Penn’s announcement came a day after the faculty senate voted overwhelmingly to urge university leadership to reject the compact “and any other proposal that similarly threatens our mission and values.”
The body cited concerns over loss of scholarly diversity and academic freedom, and criticized the idea of awarding funding to universities based on anything other than “scholarly excellence, scientific merit, and societal impact.”
On Thursday, law professor Eric Feldman, past chair of the faculty senate, said Jameson’s response made clear that the compact “is at odds with the university’s mission and values.”
“We are delighted that he shares our perspective,” Feldman said.
Other groups at Penn, including graduate student workers, postdoctoral researchers, and the undergraduate assembly, also have spoken out against the compact.
Jameson had said earlier this month that Penn would evaluate the proposal against Penn’s values and mission but was seeking “no special consideration” in regard to funding; the university wants to be judged on its work.

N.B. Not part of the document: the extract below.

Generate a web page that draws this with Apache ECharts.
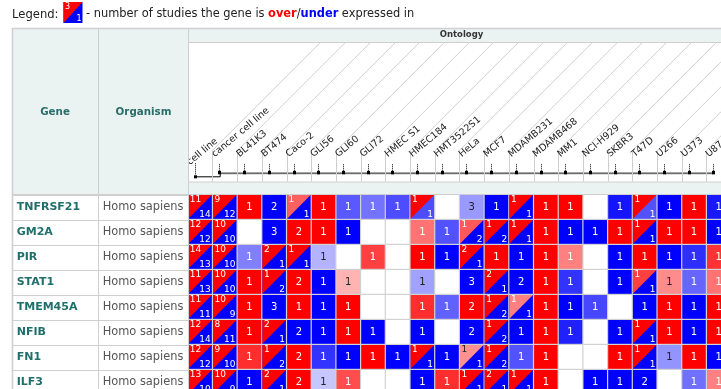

Among the provisions in the compact, colleges would have to agree to ban the use of race and sex in hiring, admissions, and financial support for students; limit international undergraduate enrollment to 15%; and require applicants take the SAT or other standardized admission tests. It also says the schools should freeze tuition for American students for five years, prevent grade inflation, and make conservative students feel more welcome on campus.
Colleges also would have to commit to “defining and otherwise interpreting ‘male,’ ‘female,’ ‘woman,’ and ‘man’ according to reproductive function and biological processes,” the compact states.
In the July agreement with the Trump administration, Penn agreed to apologize to teammates of transgender women’s swim team athlete Lia Thomas, retroactively give Thomas’ individual Penn records to swimmers who held the next-best times, and adhere to a Trump executive order’s definition of male and female in regard to athletics. The new compact, in effect, would have spread what Penn agreed to for women’s athletics across the entire university’s operations.